Exactly. I've been on this board for 9 months and have only seen 1 good Effexor story and everyone else talking about how horrible it is. Effexor made me hear voices. I had never heard voices before in my life. It also caused me to have almost another person living in my head. Like I had my own thoughts and then this line of rapid constant chatter that seemed to be controlled by someone else completely. It drove me to suicide. I was put in the psych ward and given Lamictal and the lamictal immediate stopped it. I haven't had it again since. I've said it before and I will say it again, Effexor was spewed out of the bowels of hell itself.


----------



## EverDream (Dec 15, 2006)

Well, I should probably respond to this post cause I'm taking Effexor XR for 3 years. I tried all kind of meds before taking Effexor and it didn't help. I was then in such a horrible state- the worst depression, anxiety and DR that I ever felt, and I could barely leave my house. Then I started Effexor and my depression, anxiety and DR was better. It was still very hard but with this pill I could somehow fight it. I started functioing as a result of it. My depression got a lot worse at the start of this year so my doc increased my dose from 150mg to 225mg, and once again I got better. Now my depression is again quite bad. But it still quite different from the way I used to feel before Effexor. I have DR only sometimes but my DP got bad.

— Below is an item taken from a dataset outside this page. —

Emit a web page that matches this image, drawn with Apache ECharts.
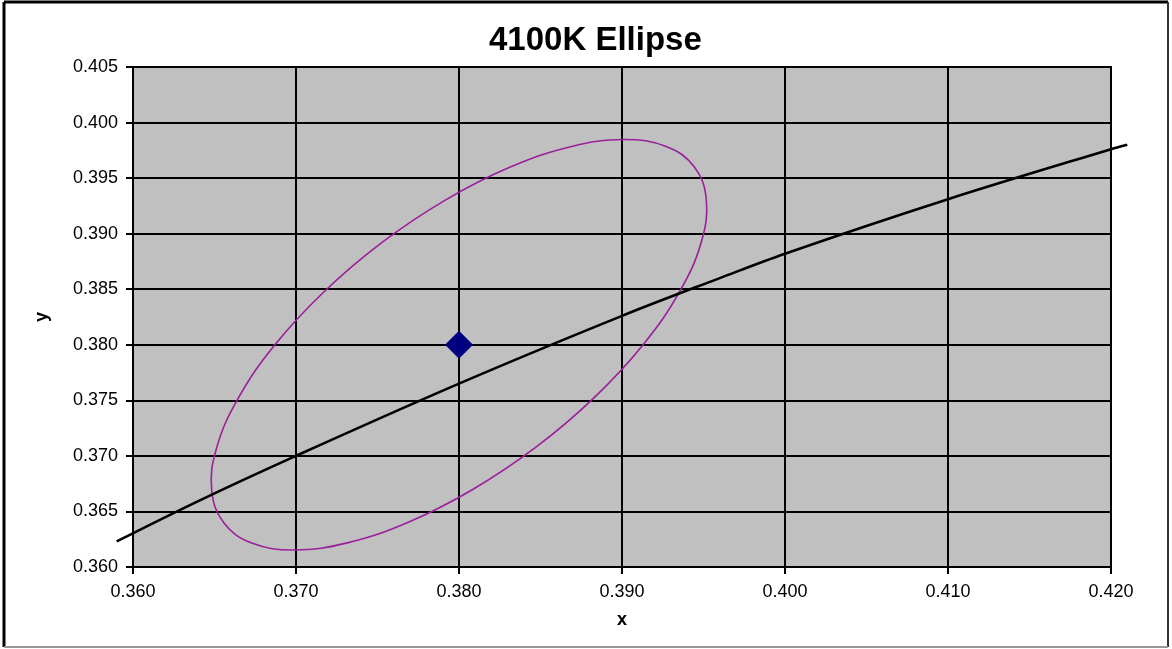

So yeah, It didn't cure me but it sure helped me the most (espeically at the start of it)than anything else I tried. I know this med is quite strong and I know what you mean about missing one dose (scary!) but what can I do. Please stop scaring me lol


----------



## aloof (Nov 18, 2008)

Claymore said:


> Totally agreed!. Effexor, Paxil, Prozac, and Rimeron all made me feel like a psycho!!!. Zoloft and Celexa did nothing, so I dnt think at all that anti-deppressants are good for us, just a waste of time, a lot of us aren't clinically deppressed.


For alot of is DPers there is one med that seems to help more than all others...thats klonopin(clonazepam). other anti-seizure meds may help some as well....trileptal, neurontin, lamictal. all antidepressants have been pure hell for me...whether SSRI or SNRI....they all made me worse. try the klonopin if it works stay with it and dont read about long term withdrawal issues...if it works it works. for me it was miraculous for a few months now its kinda eh but still helps. i have maintained a low dose of 0.5 mg a day and once in a while ill take 1 mg.I also take trileptal...lamictal i didnt like. neurontin i keep going back and forth on but i never take alot it makes me super tired and dopey if i do. BTW i have tried stopping the klomopin and it just gets me back where i was before taking it...so its not the fear of withdrawals that keep me taking it, its the ability to feel somewhat normal and functional. remember when it comes to these meds nothing is perfect not even close. my pdoc is no nonsense...once when i mentioned withdrawal if i stopped she said you realize people get withdrawal from placebo lol.


----------